Ron,
Thanks for initiating this interesting discussion, and for the good overview of the railroads in the Copper Country. It certainly is an interesting place in many ways, including its rich railroad history (which was essential to, but is often overshadowed by its copper mining history).
The mines there were quite unlike any other. They mined native metallic copper (not copper sulfide or other ore that had to be chemically processed, but malleable metal). It simply had to be separated from the surrounding rock via mechanical means (e.g., stamp mills).
Some of the mines were very large ( C&H had ~450 miles of underground workings, Quincy had ~250, iirc), and in some cases extremly deep. The Quicy #2 shaft you mentioned was the deepest in the region, and for a time the deepest in the western hemisphere (9,620 ft if my memory holds). While a geological engineering student at Michigan Tech, I was fortunate to spend three of my summers conducting underground tours in the Quincy Mine. We would drive about a half mile into the steep hillside via a slightly inclining drainage adit to intersect the main workings on level 7 of 92. At this point we'd be about 450 feet below the surface, in an area that was worked around the 1870's. As mentioned, the mine is huge, with hundreds of miles of workings, however this adit access point happens to be within a few hundred yards of the #2 shaft. The tours we gave stayed in a relatively small area where a lot could be seen with a minimal walk. But of course, being adventurous college students, the other guides and I explored all we could reach beyond the tour area, and the #2 shaft was a prime destination (another was the man-shaft, where we could see daylight streaming down thru the welded grate of old rail covering it at the surface, 450' above).

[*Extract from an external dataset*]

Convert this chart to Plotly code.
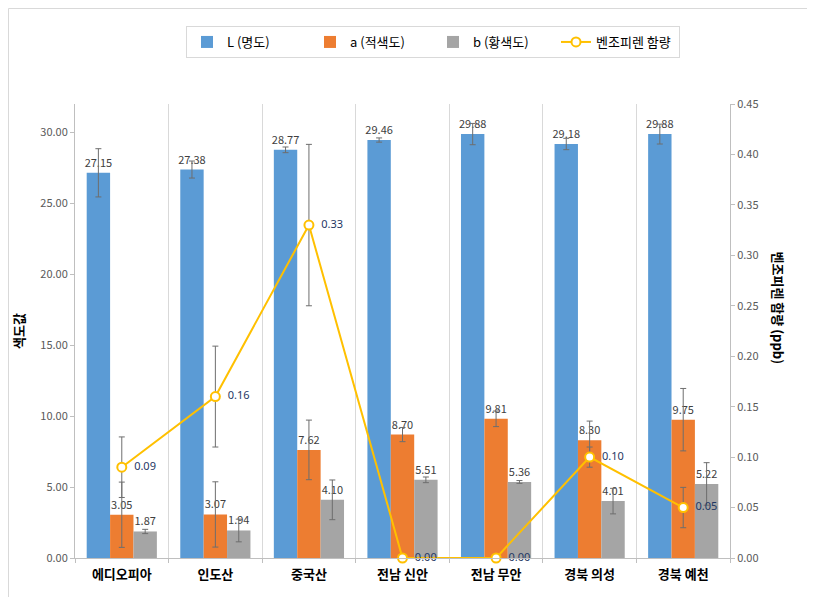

The temperature on the 7th level stays constant at around 45 degrees, but at the bottom it was near 100 degrees (one of several factors leading to the mine closing at the end of WWII). This hot air natually rises up some shafts (updraft shafts) and is replaced by cool surface air that sinks down the rest of the shafts (downdraft shafts). Shaft #2 was a downdraft shaft, and some time a few decades after the mine shut down, a fire started on the 7th level and was spread by the downdraft, burning out all the crossties from beneath the rails from the 7th level down to where the water level was at the time (during operations, the mine was kept dry by a massive dewatering operation, but over the ensuing decades it has gradually flooded up to the natural water table). So the four rails for the inclined (~57 deg.) counterbalanced skip road are hanging in air, pulled tight by the weight of thousands of feet of rail below. Basically they're four huge guitar strings, in a 25' diameter linear resonance chamber. A rock tossed into the shaft makes quite the racket as it tumbles downward, and when it hits the rails they really sing. Pretty soon the rock reaches the water and slows considerably, but after the chaos fades you can still hear the rails ring out occasionally two or three minutes later when the rock, still tumbling thru the water, hits a rail.
At the time I worked there, tourists would get a van ride from the surface plant to the adit, but now there is a steep standard guage cog railway that drops directly down the hillside from the hoist house to the adit, so there's at least one bit of area railroad currently operating. Just noticed the latest Quincy Mine Hoist Association (www.quincymine.com) newsletter is in the pile on the desk in front of me, and in it are pictures of a recently restored Quincy and Torch Lake poor-rock car, placed on newly-relaid 3' ng track in the poor-rock bay of the towering #2 shaft-rockhouse. Though some Q&TL rolling stock still exists much has been reduced to rust and rot by the harsh environment, but from what I can tell the restored car is beautiful (at least to those of us who appreciate rusty rolling relics!).